On Tuesday the New York Times ran an op-ed piece in which a couple of academics and a former defense department official proposed some questions for General David Petraeus and Ambassador Ryan Crocker, who’d flown in from Iraq to be grilled by Congress.   

Because that was the point of their visit, right? To face tough questions from the people’s representatives? The nation’s at war. The people running it are accountable. Petraeus and Crocker didn’t come all this way just so three candidates for president could strut their stuff.

But did the coverage focus on the questions and the answers? No. Tribune headline: “Gen. Petraeus answers his next boss: Presidential candidates take turns grilling commander.” Sun-Times headline: “Top Iraq general faces next commander in chief.” New York Times headline: “At Hearings, a Chance to Explain Iraq Views and Audition as Commander in Chief.” 

Those headlines would do if senators McCain, Clinton, and Obama had led the questioning. The coverage offered no evidence that they did. The Tribune article (top story in the Wednesday paper) offered details on a “complex, often indirect discussion” between Petraeus and the three senators who seek the White House. Note the verbs employed: “. . . said McCain. . . . McCain’s assertion. . . . she said. . . . Clinton said. . . . Obama acknowledged. . . . Obama told Crocker. . . . McCain said. . . . Clinton argued. . . . Obama contended. . . . Obama also suggested. . . . McCain said…”

Did any of the three senators ever actually ask the two witnesses anything — in the old-fashioned sense of not knowing but wanting to find out? The Sun-Times wasn’t reassuring. Here I read that “McCain asked questions designed to support his argument that the United States should maintain its troop presence in Iraq.” But that would be the sort of question to which the desired answer is “Doggone right!” “You said a mouthful,” or “I couldn’t have put it better myself.” 

Meanwhile, “Clinton argued” and “Obama pressed.” 

The Times story (registration is required for this and other Times sites) told us that McCain “said there was significant progress in Iraq” and that Clinton disagreed, but that the two of them “reserved their real fire for each other.” Meanwhile, Obama called the war a “massive strategic blunder.” But finally, a breakthrough. The Times reported, “‘What conditions would have to exist for you to recommend to the president that the current strategy is not working?’ Mrs. Clinton asked General Patraeus, with only a slight edge of exasperation in her voice.” An actual question had been cited in a newspaper! It sounded rhetorical — according to the Times Clinton promptly declared that the conditions “are unclear, they lack specificity.” But a rhetorical question beats none at all. Another such question was attributed to McCain. Wondering about the recent fighting in Basra he asked Patraeus, “What’s the lesson that we’re to draw from that, that 1,000 Iraqi army and police deserted or underperformed?” and then told the general, “Suffice it to say, it was a disappointment.”

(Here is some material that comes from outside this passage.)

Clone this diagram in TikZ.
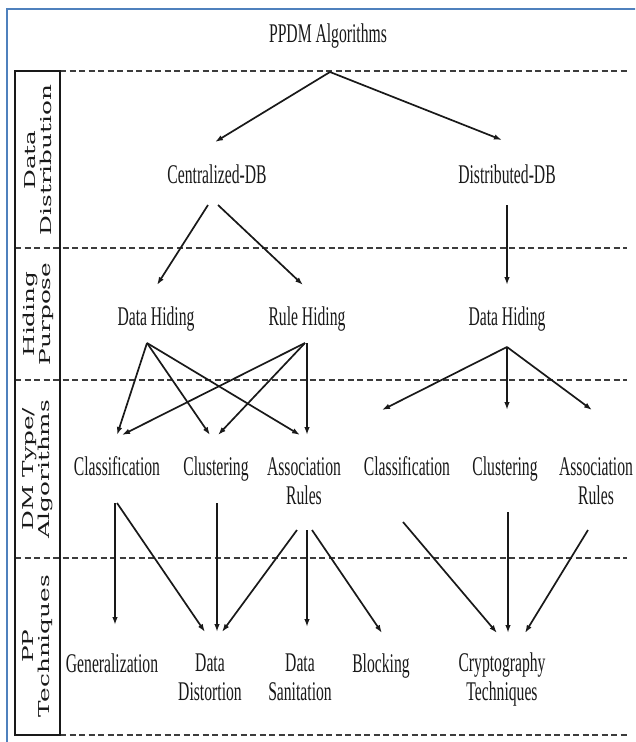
\documentclass[tikz,border=0pt]{standalone}
\usepackage{fontspec}
\setmainfont{Liberation Serif}
\newfontfamily\narrowserif[FakeStretch=0.58]{Liberation Serif}
\newfontfamily\sideserif[FakeStretch=1.65]{DejaVu Serif}
\usetikzlibrary{arrows.meta,calc}
\definecolor{framebl}{RGB}{79,129,189}
\definecolor{ink}{RGB}{25,25,25}

\begin{document}
\begin{tikzpicture}[x=1pt,y=-1pt,
  lbl/.style={font=\narrowserif\fontsize{27}{29}\selectfont, text=ink, inner sep=0pt, anchor=base, align=center},
  side/.style={font=\sideserif\fontsize{15}{16}\selectfont, text=ink, rotate=90, align=center, inner sep=0pt},
  arr/.style={draw=ink, line width=1.7pt, -{Latex[length=8pt,width=5.5pt]}},
  sep/.style={draw=ink!85, line width=2pt, dash pattern=on 6pt off 3.5pt},
]
\useasboundingbox (0,0) rectangle (635,742);
\clip (0,0) rectangle (635,742);
\fill[white] (0,0) rectangle (635,742);

% page frame
\draw[framebl, line width=2pt] (7,9) rectangle (660,770);

% layer separators
\draw[sep] (60,71) -- (627,71);
\draw[sep] (15,248) -- (627,248);
\draw[sep] (15,380) -- (627,380);
\draw[sep] (15,558) -- (627,558);
\draw[sep] (60,735) -- (627,735);

% layer title column
\draw[ink, line width=1.6pt] (15,71) rectangle (60,735);
\node[side] (tdist) at (38,160) {Data\\Distribution};
\node[side] (thide) at (38,314) {Hiding\\Purpose};
\node[side] (tdm)   at (38,469) {DM Type/\\Algorithms};
\node[side] (tpp)   at (38,646) {PP\\Techniques};

% nodes (base = baseline of the last line)
\node[lbl] (ppdm) at (328,42)  {PPDM Algorithms};
\node[lbl] (cdb)  at (217,183) {Centralized-DB};
\node[lbl] (ddb)  at (507,183) {Distributed-DB};
\node[lbl] (dh1)  at (156,325) {Data Hiding};
\node[lbl] (rh)   at (307,325) {Rule Hiding};
\node[lbl] (dh2)  at (507,325) {Data Hiding};
\node[lbl] (cl1)  at (117,475) {Classification};
\node[lbl] (cu1)  at (216,475) {Clustering};
\node[lbl] (ar1)  at (304,504) {Association\\Rules};
\node[lbl] (cl2)  at (407,475) {Classification};
\node[lbl] (cu2)  at (505,475) {Clustering};
\node[lbl] (ar2)  at (596,504) {Association\\Rules};
\node[lbl] (gen)  at (112,672) {Generalization};
\node[lbl] (dd)   at (210,700) {Data\\Distortion};
\node[lbl] (ds)   at (300,700) {Data\\Sanitation};
\node[lbl] (blk)  at (381,672) {Blocking};
\node[lbl] (ct)   at (502,700) {Cryptography\\Techniques};

% data distribution
\draw[arr] ($(ppdm.base)+(2,30)$) -- ($(cdb.base)+(-2,-41)$);
\draw[arr] ($(ppdm.base)+(2,30)$) -- ($(ddb.base)+(-5,-43)$);
% hiding purpose
\draw[arr] ($(cdb.base)+(-9,22)$) -- ($(dh1.base)+(1,-40)$);
\draw[arr] ($(cdb.base)+(1,22)$)  -- ($(rh.base)+(-4,-40)$);
\draw[arr] ($(ddb.base)+(0,22)$)  -- ($(dh2.base)+(0,-40)$);
% data mining type
\draw[arr] ($(dh1.base)+(-9,18)$) -- ($(cl1.base)+(0,-40)$);
\draw[arr] ($(dh1.base)+(-9,18)$) -- ($(cu1.base)+(-6,-40)$);
\draw[arr] ($(dh1.base)+(-9,18)$) -- ($(ar1.base)+(-4,-69)$);
\draw[arr] ($(rh.base)+(-2,18)$)  -- ($(cl1.base)+(5,-40)$);
\draw[arr] ($(rh.base)+(-2,18)$)  -- ($(cu1.base)+(2,-40)$);
\draw[arr] ($(rh.base)+(0,18)$)   -- ($(ar1.base)+(3,-69)$);
\draw[arr] ($(dh2.base)+(0,22)$)  -- ($(cl2.base)+(-25,-65)$);
\draw[arr] ($(dh2.base)+(0,22)$)  -- ($(cu2.base)+(2,-65)$);
\draw[arr] ($(dh2.base)+(0,22)$)  -- ($(ar2.base)+(-4,-94)$);
% privacy preserving techniques
\draw[arr] ($(cl1.base)+(-2,28)$) -- ($(gen.base)+(3,-47)$);
\draw[arr] ($(cl1.base)+(0,28)$)  -- ($(dd.base)+(-5,-68)$);
\draw[arr] ($(cu1.base)+(1,28)$)  -- ($(dd.base)+(7,-68)$);
\draw[arr] ($(ar1.base)+(-7,26)$) -- ($(dd.base)+(12,-68)$);
\draw[arr] ($(ar1.base)+(3,26)$)  -- ($(ds.base)+(7,-73)$);
\draw[arr] ($(ar1.base)+(8,26)$)  -- ($(blk.base)+(1,-39)$);
\draw[arr] ($(cl2.base)+(-4,47)$) -- ($(ct.base)+(-5,-67)$);
\draw[arr] ($(cu2.base)+(3,37)$)  -- ($(ct.base)+(6,-67)$);
\draw[arr] ($(ar2.base)+(-8,26)$) -- ($(ct.base)+(23,-67)$);
\end{tikzpicture}
\end{document}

In a separate story, “Petraeus Urges Halt in Weighing New Cut in Force” (this was the page-one story, to the Times‘s credit), Clinton “cited,” Obama “restated his view,” and McCain “argued.” A sidebar was labeled, “What the Candidates Said.”

Eventually I found something wonderful on the Times Web site — video links to and full transcripts of the interrogations of all three senators. Give them credit. McCain gave a nine-minute statement in which he praised Patraeus and Crocker to the heavens, but then he settled into seven minutes and 40 seconds of innocuous questioning. Clinton spoke of her reservations about the war for four minutes and 38 seconds and then asked questions for another eight and a half minutes. As for Obama, he plunged right into his Q & A. After five minutes he called it off, asked the chair’s indulgence, and for the next eight minutes and 16 seconds made a “couple of key points” about Iraq that demonstrated how troubled he is. At one point he even posed a question to Crocker, though he allowed that “maybe it’s a rhetorical question” and told the ambassador “you don’t necessarily have to answer it.”  

Maureen Dowd wrote a column for the Times’s oped page that focused on the testimony and pretty much ignored the candidates. In her account, “a confused Chuck Hagel asked the pair. . . . Senator Biden asked a trenchant, if attenuated, question. . . . Senator John Warner asked the essential question,” and Barbara Boxer was the “voice of reason, [asking] ‘Why is it, after all we have given, . . . it’s the Iranian president who is greeted with kisses and flowers?'” 

As a rule of thumb, questions from noncandidates don’t seem to be as newsworthy as nonquestions from candidates.